To overcome these challenges, a new Spark shuffle manager is available in AWS Glue that disaggregates Spark compute and shuffle storage by utilizing Amazon S3 to store Spark shuffle and spill files. Using Amazon S3 for Spark shuffle storage lets you run data-intensive workloads much more reliably, and scale elastically. The following figure illustrates how Spark map tasks write the shuffle and spill files to the given Amazon S3 shuffle bucket. Reducer tasks consider the shuffle blocks as remote blocks, and read them from the same shuffle bucket.
Enabling AWS Glue Spark shuffle manager – AWS Glue 2.0 allows users to configure the AWS Glue Spark shuffle manager. It can be enabled using the following job parameters.
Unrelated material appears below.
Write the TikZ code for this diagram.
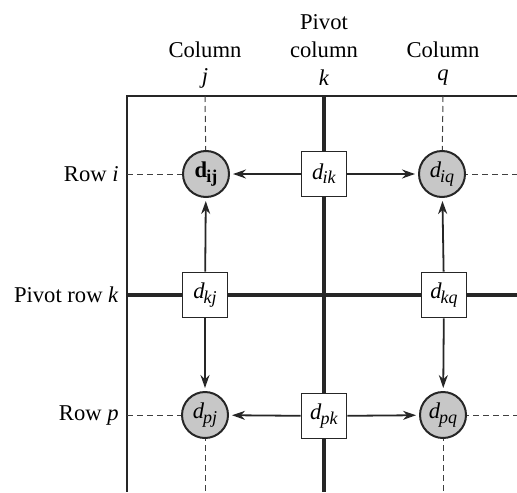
\documentclass[tikz,border=0pt]{standalone}
\usepackage{fontspec}
\setmainfont{Liberation Serif}
\usetikzlibrary{arrows.meta}
\newcommand\dsub[1]{\textit{d}\kern-0.5pt\raisebox{-0.4ex}{\fontsize{9}{9}\selectfont\textit{#1}}}
\newcommand\dbold[1]{\textbf{d}\kern-0.3pt\raisebox{-0.4ex}{\fontsize{9}{9}\selectfont\textbf{#1}}}
\begin{document}
\begin{tikzpicture}[x=0.5pt,y=-0.5pt,
  font=\fontsize{11.3}{13}\selectfont,
  frame/.style={line width=1pt, draw=black!85},
  pivotline/.style={line width=1.7pt, draw=black!85},
  dashline/.style={line width=0.5pt, draw=black!75, dash pattern=on 3pt off 2pt},
  arr/.style={line width=0.9pt, draw=black!85, shorten >=1.5pt, -{Stealth[length=6.5pt,width=4.5pt]}},
  cell/.style={circle, draw=black!85, line width=1pt, fill=black!22, minimum size=23pt, inner sep=0pt},
  pbox/.style={rectangle, draw=black!85, line width=0.9pt, fill=white, minimum size=22.5pt, inner sep=0pt},
  lab/.style={inner sep=0pt}]
\useasboundingbox (0,0) rectangle (517,492);
% coordinates
\coordinate (tl) at (127,96);
\coordinate (tr) at (517,96);
\coordinate (bl) at (127,492);
\coordinate (jt) at (205,96);  \coordinate (jb) at (205,492);
\coordinate (kt) at (324,96);  \coordinate (kb) at (324,492);
\coordinate (qt) at (443,96);  \coordinate (qb) at (443,492);
\coordinate (il) at (127,174); \coordinate (ir) at (517,174);
\coordinate (kl) at (127,295); \coordinate (kr) at (517,295);
\coordinate (pl) at (127,415); \coordinate (pr) at (517,415);
% node positions
\coordinate (Pij) at (206,174); \coordinate (Pik) at (324,174); \coordinate (Piq) at (442,174);
\coordinate (Pkj) at (205,295); \coordinate (Pkq) at (444,295);
\coordinate (Ppj) at (205,415); \coordinate (Ppk) at (324,416); \coordinate (Ppq) at (443,415);
% frame
\draw[frame] (tr) -- (tl) -- (bl);
% dashed lines
\draw[dashline] (jt) -- (Pij);
\draw[dashline] (Ppj) -- (jb);
\draw[dashline] (qt) -- (Piq);
\draw[dashline] (Ppq) -- (qb);
\draw[dashline] (il) -- (Pij);
\draw[dashline] (Piq) -- (ir);
\draw[dashline] (pl) -- (Ppj);
\draw[dashline] (Ppq) -- (pr);
% pivot lines
\draw[pivotline] (kt) -- (kb);
\draw[pivotline] (kl) -- (kr);
% nodes
\node[cell] (ij) at (Pij) {\dbold{ij}};
\node[pbox] (ik) at (Pik) {\dsub{ik}};
\node[cell] (iq) at (Piq) {\dsub{iq}};
\node[pbox] (kj) at (Pkj) {\dsub{kj}};
\node[pbox] (kq) at (Pkq) {\dsub{kq}};
\node[cell] (pj) at (Ppj) {\dsub{pj}};
\node[pbox] (pk) at (Ppk) {\dsub{pk}};
\node[cell] (pq) at (Ppq) {\dsub{pq}};
% arrows
\draw[arr] (ik) -- (ij);
\draw[arr] (ik) -- (iq);
\draw[arr] (pk) -- (pj);
\draw[arr] (pk) -- (pq);
\draw[arr] (kj) -- (ij);
\draw[arr] (kj) -- (pj);
\draw[arr] (kq) -- (iq);
\draw[arr] (kq) -- (pq);
% labels
\node[lab] (c1) at (205,50) {Column};
\node[lab] (c1v) at (205,78) {\textit{j}};
\node[lab] (c2a) at (324,22) {Pivot};
\node[lab] (c2) at (324,50) {column};
\node[lab] (c2v) at (324,78) {\textit{k}};
\node[lab] (c3) at (443,50) {Column};
\node[lab] (c3v) at (443,78) {\textit{q}};
\node[lab, anchor=east] (r1) at (119,174) {Row \textit{i}};
\node[lab, anchor=east] (r2) at (119,295) {Pivot row \textit{k}};
\node[lab, anchor=east] (r3) at (119,415) {Row \textit{p}};
\end{tikzpicture}
\end{document}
Table 1 — Job parameters for AWS Glue shuffle manager
Key | Value | Explanation |
---|---|---|
--write-shuffle-files-to-s3
|
TRUE
|
This is the main flag, which tells Spark to use S3 buckets for writing and reading shuffle data. |
--write-shuffle-spills-to-s3
|
TRUE
|
This is an optional flag that lets you offload spill files to S3 buckets, which provides additional resiliency to your Spark job. This is only required for large workloads that spill a lot of data to disk. This flag is disabled by default. |
--conf
|
spark.shuffle.glue.s3ShuffleBucket=s3://<shuffle-bucket>
|
This is also optional, and it specifies the S3 bucket where we write the shuffle files. |
Consider this solution in following situations:
-
This feature is recommended when you want to ensure the reliable run of your data intensive workloads that create a large amount of shuffle or spill data. Writing and reading shuffle files from Amazon S3 is marginally slower when compared to local disk for our experiments with TPC-DS
queries. S3 shuffle performance is impacted by the number and size of shuffle files. For example, S3 can be slower for reads as compared to local storage if you have a large number of small shuffle files or partitions in your Spark application. -
You can use this feature if your job frequently suffers from “No space left on device” issues.
-
You can use this feature if your job frequently suffers fetch failure issues:
org.apache.spark.shuffle.MetadataFetchFailedException
-
You can use this feature if your data is skewed.
-
We recommend setting the S3 bucket lifecycle policies on the shuffle bucket (
spark.shuffle.glue.s3ShuffleBucket
) to clean up old shuffle data. -
This feature is available on AWS Glue 2.0 and Spark 2.4.3.